Here's a short video Fruzia's owner made, as a exemple that having small dog doesn't mean short walks:
https://www.youtube.com/watch?v=kQyiqcLZUBY


----------



## shellbeme (Mar 1, 2011)

You will totally be able to hike with your malt  my Tucker can go go go!


----------



## The A Team (Dec 1, 2005)

In my opinion, there's not much in the world more beautiful than a standard poodle. But for size and personality,the maltese is perfection. Some can walk and hike with the best....and there are some who can walk a bit...and may need a bit of help later. It's all good. You would be making a wise choice. :thumbsup:


----------



## blkdog (Dec 29, 2014)

Thank you for your awesome posts. Wow, I love those little athletes, how cute. I suppose it depends a little on the personality, my Havanese is a slug. He will go on a thirty minute walk and than he lies down and waits for me to carry him. He has trained me well. However, I have a neighbor who jogs with her Havanese. 

I take both of my dogs on short hikes and than drop my Havanese off at home and go on the long hikes with my poodle. I never imagined those little Maltese could hike, what troopers.

Here is my Havanese, going on his short hikes and relaxing at home.

Thank you for sharing, loved your comments and pictures.


----------



## jmm (Nov 23, 2004)

My Malts compete in agility, obedience, and rally...and Roo loves a good hike, especially if it includes water!


----------



## Orla (Jul 5, 2009)

Milo is almost 6 and has soooo much energy. He's always on the go and loves walks. I've actually never been able to really tire him out from a walk, even ones that are 2+ hours.


----------



## blkdog (Dec 29, 2014)

I knew Maltese are totally adorable to look at and I figured they make great companions to cuddle with and travel with but who knew underneath all that cuteness is a little athlete. 

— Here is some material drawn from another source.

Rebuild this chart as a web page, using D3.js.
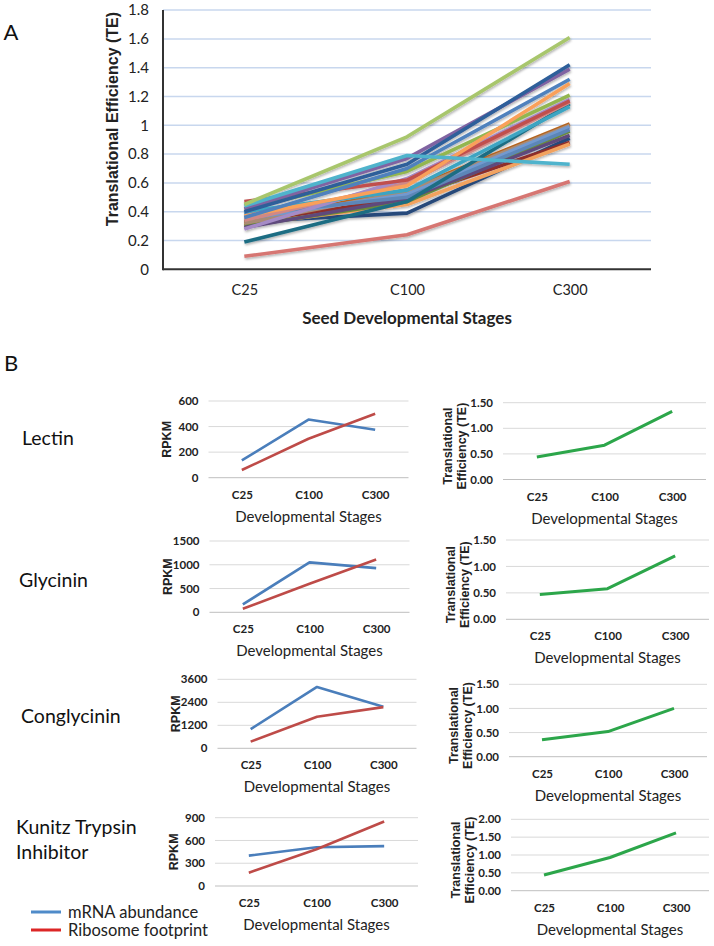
<!DOCTYPE html>
<html><head><meta charset="utf-8">
<script src="https://cdn.jsdelivr.net/npm/d3@7"></script>
<style>
body{margin:0;background:#fff;}
svg{display:block;}
</style></head>
<body>
<svg id="chart" width="714" height="946"></svg>
<script>
// ---------- DATA ----------
const stages = ["C25","C100","C300"];

// Panel A: translational efficiency of individual genes
const teSeriesNames = ["g01","g02","g03","g04","g05","g06","g07","g08","g09","g10","g11","g12","g13","g14","g15","g16","g17","g18","g19","g20","g21","g22"];
const teSeriesValues = [
  [0.33,0.39,0.91],
  [0.32,0.50,0.88],
  [0.31,0.45,0.87],
  [0.30,0.47,0.96],
  [0.29,0.49,0.93],
  [0.33,0.55,1.01],
  [0.32,0.54,1.00],
  [0.35,0.52,0.99],
  [0.38,0.50,0.97],
  [0.19,0.47,1.15],
  [0.34,0.60,1.16],
  [0.28,0.63,1.18],
  [0.47,0.62,1.17],
  [0.40,0.55,1.13],
  [0.42,0.68,1.21],
  [0.37,0.58,1.29],
  [0.36,0.70,1.32],
  [0.42,0.77,1.39],
  [0.40,0.73,1.42],
  [0.09,0.24,0.61],
  [0.44,0.79,0.73],
  [0.45,0.92,1.61]
];
const teSeriesColors = ["#27497a","#8e2f2c","#f2a25e","#6a8b3a","#5e4a7c","#b5641f","#a98b74","#7299cf","#5b86b8","#1f6d83","#d08886","#a58bc6","#c0504d","#3ea4c2","#93b650","#f9a05a","#4f81bd","#8064a2","#2e5e9a","#d67672","#4fb3cc","#a8c66c"];
const yTicksA = [0,0.2,0.4,0.6,0.8,1,1.2,1.4,1.6,1.8];

// Panel B
const genes = ["Lectin","Glycinin","Conglycinin","Kunitz Trypsin Inhibitor"];
const geneLabelLines = [["Lectin"],["Glycinin"],["Conglycinin"],["Kunitz Trypsin","Inhibitor"]];
const mrnaValues = [[135,455,375],[165,1050,930],[1000,3200,2170],[400,510,525]];
const riboValues = [[60,305,500],[75,600,1110],[350,1650,2150],[175,485,850]];
const teValues = [[0.44,0.67,1.33],[0.47,0.58,1.20],[0.35,0.52,1.00],[0.44,0.93,1.62]];
const rpkmTicks = [[0,200,400,600],[0,500,1000,1500],[0,1200,2400,3600],[0,300,600,900]];
const teTicks = [[0,0.5,1,1.5],[0,0.5,1,1.5],[0,0.5,1,1.5],[0,0.5,1,1.5,2]];
const legendLabels = ["mRNA abundance","Ribosome footprint"];

// ---------- LAYOUT ----------
const svg = d3.select("#chart");
const CAL = "Lato, 'Open Sans', sans-serif";
const ARB = "'Liberation Sans', Arial, sans-serif";

const defs = svg.append("defs");
const f = defs.append("filter").attr("id","sh").attr("x","-10%").attr("y","-10%").attr("width","120%").attr("height","130%");
f.append("feDropShadow").attr("dx",0.8).attr("dy",1.6).attr("stdDeviation",0.9).attr("flood-color","#000").attr("flood-opacity",0.3);

// ===== Panel A =====
const A = {x0:163, x1:651, top:10.1, bottom:269.3};
const xA = d3.scalePoint().domain(stages).range([A.x0, A.x1]).padding(0.5);
const yA = d3.scaleLinear().domain([0,1.8]).range([A.bottom, A.top]);

svg.append("text").attr("x",11).attr("y",40).attr("text-anchor","middle")
  .attr("font-family",CAL).attr("font-size",22).attr("fill","#111").text("A");

const gA = svg.append("g");
gA.selectAll("line.grid").data(yTicksA.filter(d=>d>0)).join("line")
  .attr("x1",A.x0).attr("x2",A.x1).attr("y1",d=>yA(d)).attr("y2",d=>yA(d))
  .attr("stroke","#c8d7ee").attr("stroke-width",1.5);

const yAxisA = d3.axisLeft(yA).tickValues(yTicksA).tickSize(0).tickPadding(14)
  .tickFormat(d=>String(+d.toFixed(1)));
const ga = gA.append("g").attr("transform",`translate(${A.x0},0)`).call(yAxisA);
ga.select(".domain").remove();
ga.selectAll("text").attr("font-family",CAL).attr("font-size",15).attr("fill","#222");

const xAxisA = d3.axisBottom(xA).tickSize(0).tickPadding(15);
const gx = gA.append("g").attr("transform",`translate(0,${A.bottom})`).call(xAxisA);
gx.select(".domain").remove();
gx.selectAll("text").attr("font-family",CAL).attr("font-size",14.5).attr("fill","#222");

const lineA = d3.line().x((d,i)=>xA(stages[i])).y(d=>yA(d));
gA.append("g").attr("filter","url(#sh)").selectAll("path").data(teSeriesValues).join("path")
  .attr("d",lineA).attr("fill","none").attr("stroke",(d,i)=>teSeriesColors[i])
  .attr("stroke-width",3.6).attr("stroke-linejoin","round");

gA.append("line").attr("x1",A.x0).attr("x2",A.x0).attr("y1",A.top).attr("y2",A.bottom+1)
  .attr("stroke","#333").attr("stroke-width",2);
gA.append("line").attr("x1",A.x0).attr("x2",A.x1).attr("y1",A.bottom).attr("y2",A.bottom)
  .attr("stroke","#333").attr("stroke-width",2);

gA.append("text").attr("transform",`translate(118,${(A.top+222)/2+3}) rotate(-90)`)
  .attr("text-anchor","middle").attr("font-family",ARB).attr("font-weight","bold")
  .attr("font-size",16).attr("fill","#222").text("Translational Efficiency (TE)");
gA.append("text").attr("x",407).attr("y",324).attr("text-anchor","middle")
  .attr("font-family",CAL).attr("font-weight","bold").attr("font-size",17).attr("fill","#222")
  .text("Seed Developmental Stages");

// ===== Panel B =====
svg.append("text").attr("x",11).attr("y",371).attr("text-anchor","middle")
  .attr("font-family",CAL).attr("font-size",22).attr("fill","#111").text("B");

const rpkmBox = [
  {x0:208.5,x1:408.5,top:401,bottom:477.7},
  {x0:209.5,x1:409.5,top:541,bottom:612.3},
  {x0:217.5,x1:416.5,top:679.3,bottom:748.3},
  {x0:215,x1:418,top:817.7,bottom:886}
];
const teBox = [
  {x0:503,x1:706,top:402.7,bottom:479.5},
  {x0:506,x1:709,top:540,bottom:619.3},
  {x0:509,x1:707,top:684.3,bottom:756.7},
  {x0:511,x1:709,top:819.3,bottom:890.7}
];
const geneLabelPos = [{x:22,y:438},{x:19,y:580},{x:21,y:716},{x:16,y:827}];

function smallChart(box, ticks, series, colors, fmt, yLabelLines){
  const x = d3.scalePoint().domain(stages).range([box.x0,box.x1]).padding(0.5);
  const y = d3.scaleLinear().domain([0,ticks[ticks.length-1]]).range([box.bottom,box.top]);
  const g = svg.append("g");
  g.selectAll("line.grid").data(ticks).join("line")
    .attr("x1",box.x0).attr("x2",box.x1).attr("y1",d=>y(d)).attr("y2",d=>y(d))
    .attr("stroke",(d)=>d===0?"#bfbfbf":"#d9d9d9").attr("stroke-width",1);
  const ay = g.append("g").attr("transform",`translate(${box.x0},0)`)
    .call(d3.axisLeft(y).tickValues(ticks).tickSize(0).tickPadding(10).tickFormat(fmt));
  ay.select(".domain").remove();
  ay.selectAll("text").attr("font-family",CAL).attr("font-weight","bold").attr("font-size",11.5).attr("fill","#222");
  const ax = g.append("g").attr("transform",`translate(0,${box.bottom})`)
    .call(d3.axisBottom(x).tickSize(0).tickPadding(13));
  ax.select(".domain").remove();
  ax.selectAll("text").attr("font-family",CAL).attr("font-weight","bold").attr("font-size",11.5).attr("fill","#222");
  const ln = d3.line().x((d,i)=>x(stages[i])).y(d=>y(d));
  series.forEach((s,i)=>{
    g.append("path").attr("d",ln(s)).attr("fill","none").attr("stroke",colors[i])
      .attr("stroke-width",colors.length===1?3:2.6).attr("stroke-linejoin","round");
  });
  g.append("text").attr("x",(box.x0+box.x1)/2).attr("y",box.bottom+44).attr("text-anchor","middle")
    .attr("font-family",CAL).attr("font-size",15).attr("fill","#222").text("Developmental Stages");
  const cy = (box.top+box.bottom)/2;
  const n = yLabelLines.length;
  yLabelLines.forEach((t,k)=>{
    const lx = box.x0 - 42 - (n-1-k)*13.5;
    g.append("text").attr("transform",`translate(${lx+4.5},${cy + (n>1?5:0)}) rotate(-90)`)
      .attr("text-anchor","middle").attr("font-family",ARB).attr("font-weight","bold")
      .attr("font-size",12.5).attr("fill","#222").text(t);
  });
}

genes.forEach((gname,i)=>{
  smallChart(rpkmBox[i], rpkmTicks[i], [mrnaValues[i], riboValues[i]], ["#4a7ebb","#be4b48"], d=>String(d), ["RPKM"]);
  smallChart(teBox[i], teTicks[i], [teValues[i]], ["#2ca64a"], d3.format(".2f"), ["Translational","Efficiency (TE)"]);
  const p = geneLabelPos[i];
  const lines = geneLabelLines[i];
  lines.forEach((t,k)=>{
    svg.append("text").attr("x",p.x).attr("y",p.y + 7 + k*24.5)
      .attr("font-family",CAL).attr("font-size",19.5).attr("fill","#111").text(t);
  });
});

// legend
const legendColors = ["#4f8bc9","#dc2626"];
legendLabels.forEach((t,i)=>{
  const yy = 912 + i*18;
  svg.append("line").attr("x1",31).attr("x2",61).attr("y1",yy).attr("y2",yy)
    .attr("stroke",legendColors[i]).attr("stroke-width",3);
  svg.append("text").attr("x",68).attr("y",yy+6).attr("font-family",CAL)
    .attr("font-size",16.5).attr("fill","#222").text(t);
});
</script>
</body></html>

My poodle and havanese are therapy dogs, and compete in rally and a little obedience. As they get older and I get older I have started considering a dog in my future. I am so happy to hear I really have made the perfect choice in the maltese breed. 

Thank you so much for sharing your wonderful maltese with me.

Cristine


----------



## shellbeme (Mar 1, 2011)

blkdog said:


> Thank you for your awesome posts. Wow, I love those little athletes, how cute. I suppose it depends a little on the personality, my Havanese is a slug. He will go on a thirty minute walk and than he lies down and waits for me to carry him. He has trained me well. However, I have a neighbor who jogs with her Havanese.
> 
> I take both of my dogs on short hikes and than drop my Havanese off at home and go on the long hikes with my poodle. I never imagined those little Maltese could hike, what troopers.
> 
> ...


LOL This is SO true, Rocky gets so excited to go out but after 10-15 minutes he's trying to lead us back to the car


----------



## StevieB (Feb 2, 2012)

Your dogs are beautiful! I'm sure you can find a malt that can keep up with your active lifestyle, just be sure you specify that with your breeder (when you find one). You should probably opt for one on the bigger side too. And if worse comes to worse, you can definitely tote him in a backpack! They're so versatile!


----------